À l’instar d’Aimé Césaire, Nicomedes Santa Cruz, poète et premier artiste à aborder le sujet de la négritude dans son art, a permis de perpétuer la mémoire des ancêtres africains au Pérou. Son art a mis en lumière le folklore afro-péruvien, évitant ainsi sa disparition. Il a écrit de nombreux poèmes, dont le célèbre « Ritmos negros del Perú » (rythmes noirs du Pérou) qui relate la traite négrière au Pérou. Il a poursuivi son combat avec sa sœur et a fait évoluer son art pour la reconnaissance de son peuple à travers des pièces de théâtre, des émissions de radio et de télévision.
Plus tard, il a collaboré avec des journaux locaux tels que « Expresso », un quotidien populaire au Pérou, participant ainsi activement à la vulgarisation du folklore afro-péruvien.

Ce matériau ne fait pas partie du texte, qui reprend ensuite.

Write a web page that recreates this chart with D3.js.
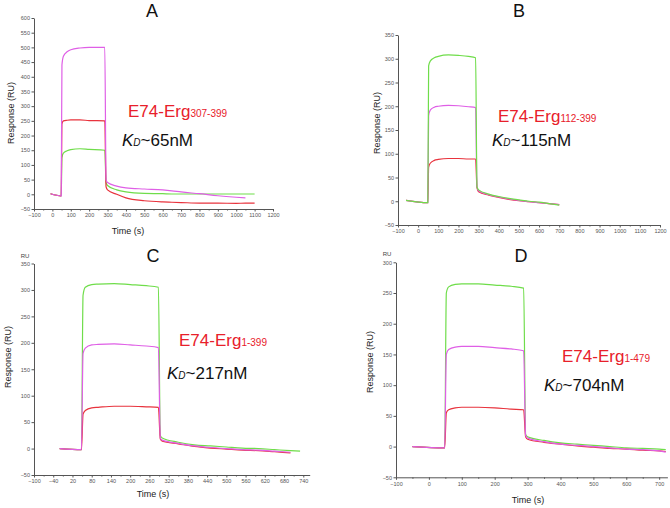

Vers une Reconnaissance Accrue
En raison du racisme décomplexé de la population péruvienne, les Afro-Péruviens ont failli disparaître définitivement de leur société. Contrairement au Brésil ou à la Colombie qui se sont activement penchés sur la reconnaissance des afro-descendants de leurs pays, le Pérou a mis du temps à le faire mais est désormais conscient des conséquences de ce retard. Aujourd’hui, le pays est dans un processus de reconnaissance et de mise en lumière de la communauté africaine du Pérou.